Enriching lacquer miniatures with icon painting traditions, Nikolai Baburin, who comes from a family of well-known Kholui icon painters, was quite a success in evolving an original style of his own. His casket Snow Storm and boxes Golden Cockerel, Hay-making, The Lay of the Host of Igor and Harvest Festival attract by an inimitable poetic vision of life and local nature. In 1970, together with a group of miniature painters from Palekh, Mstyora and Fedoskino, Baburin was awarded the Repin State Prize of Russia.

Boris Kiselev, another holder of the same prize, is also quite prolific. His works The Kulikovo Battlefield, The Song of Oleg's Prophesy, Don Quixote, Ruslan and Ludmilla, The Tale of a Fisherman and a Fish and Tsarevich Ivan and White Polyanin graphically illustrate the painter's affinity to the spirit of old Russian painting and profound knowledge of its sources interpreted by the talented master in an original way.

Nikolai Denisov, who also comes from an old family of Kholui icon painters, produced at that time several memorable pieces, including caskets Sadko, Captain's Daughter, The Song of Merchant Kalashnikov and The Tale of a Priest and His Servant Balda. They eloquently demonstrate his creative potential in carrying on the cause of the founders of Kholui lacquers, on the one hand, andin producing innovative works of art, on the other.
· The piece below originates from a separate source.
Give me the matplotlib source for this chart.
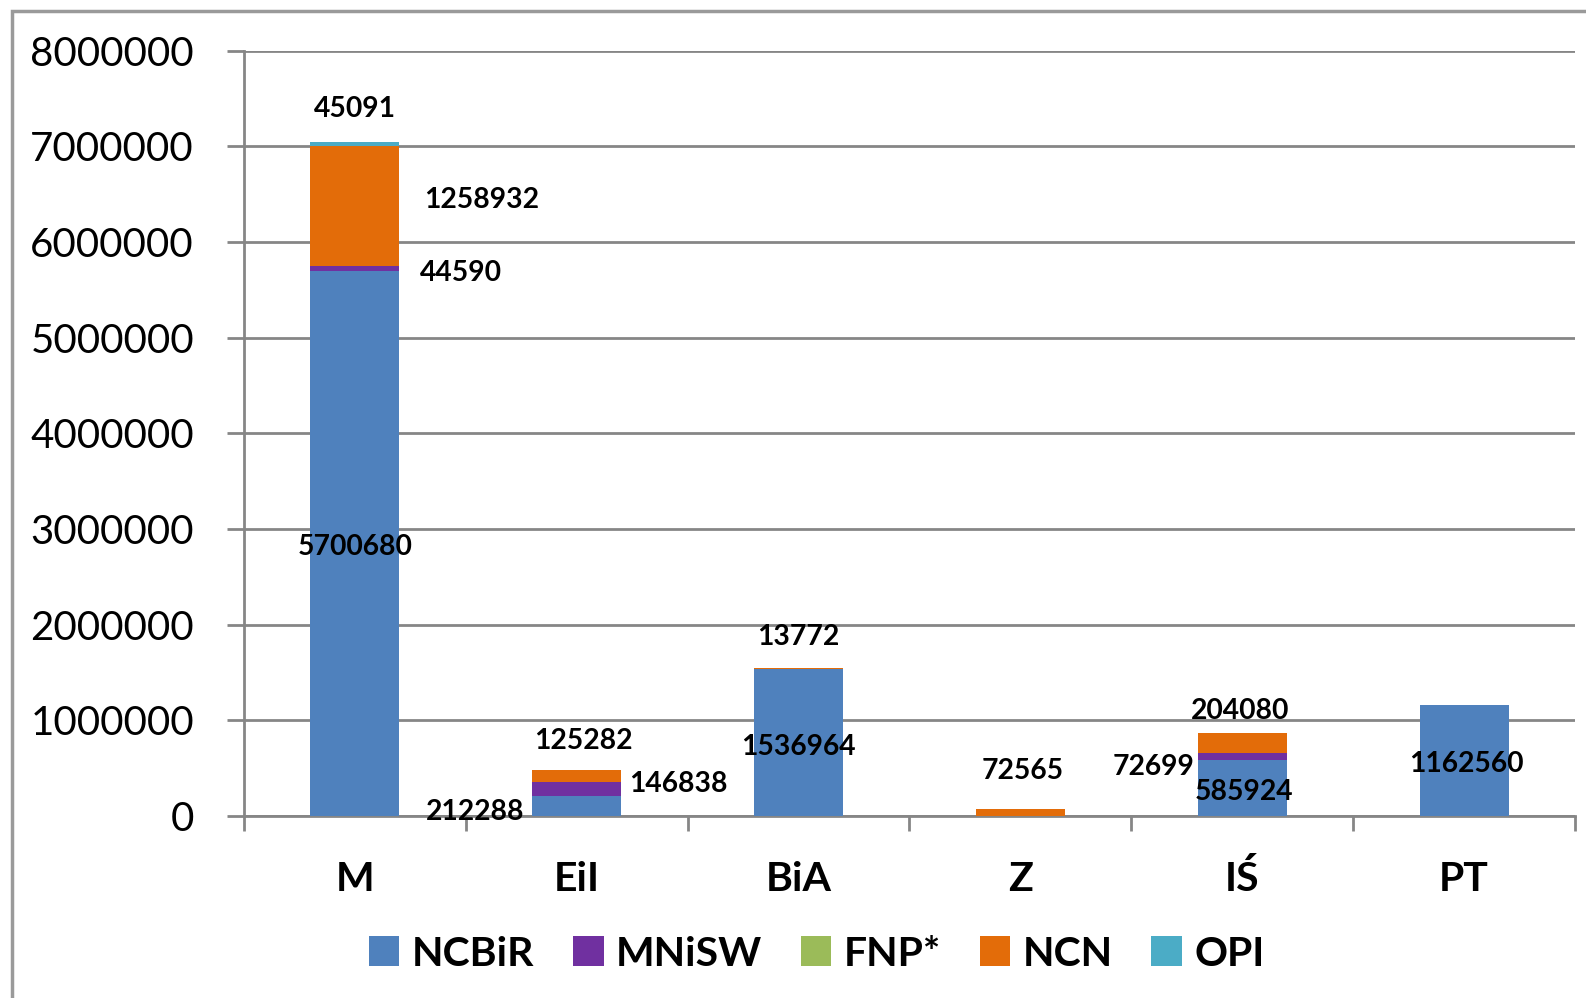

Valentin Fomin, a 1950 graduate of the local art school, was another leading master of that period to show interest in national history. He scrupulously studied historical details, using literary and ethnographic sources, before starting work on his miniatures. He was also fond of genre and fairy-tale motifs, as demonstrated by his Fair or Snow-White. He depicted Afanasi Nikitin in India and Tsar Peter the Great in Holland Building Ships in his casket Russian People Across the Sea, elaborating the idea of Russia getting to know the world and borrowing foreign experience for the good of the Homeland. That, too, was an innovation of sorts, giving birth to a new artistic tradition.